Something to consider, I'm not sure what you meant as "industrial". That's often low magnification, low distortion work that can be done with a simple, manual focus macro lens. I've used a Nikon 55mm f2.8 (about $100-200 used) and it can cover about 70% of what I call "industrial". And again, you can get an adapter for the 5D II. Or, you might already have a Pentax 50mm f2.8 macro around. Great lens on a Canon adapter.

And you might be looking to do some higher magnification work. That's where the coupling comes in. Got a 50mm f.14 Pentax normal? That's 1-2x coupled to the 28-105 (you really want to keep the 28-105 up in the 50-105mm range when doing this), and 2-4x coupled to the 100-200mm (get that Pentax adapter). A 35mm f2 or a 24mm f2.8 can take the magnification even higher.

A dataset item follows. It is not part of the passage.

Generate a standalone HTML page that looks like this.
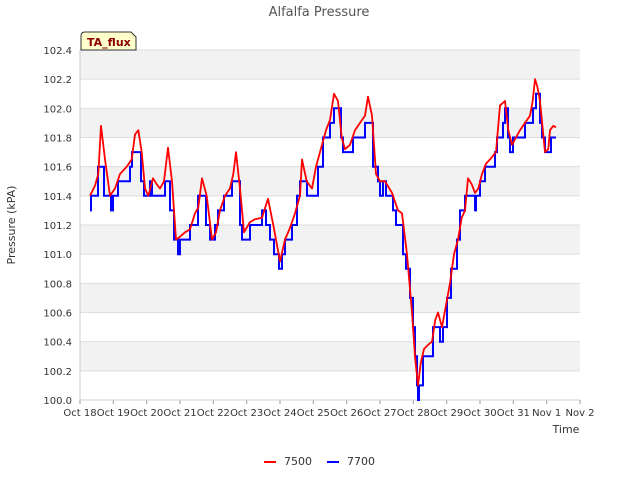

Want something wild? Here's a 20mm f2.8 "main" lens, reversed on the front of a 200mm f4. The cactus flower stamen is only about 1/16 inch (or about 2mm) long. This wasn't easy, it took a lot of time and work, but it's an example of why one would try coupling. Like I said earlier, coupling always gives you about 39mm working distance. In comparison, I have an amazing 18mm Zeiss Luminar, a very exotic macro lens, that has to be used on a bellows. At 10x, it has a working distance of about 15mm, less than half what the coupled 20 and 200 give me. The working distance helped me set this up and get the light right.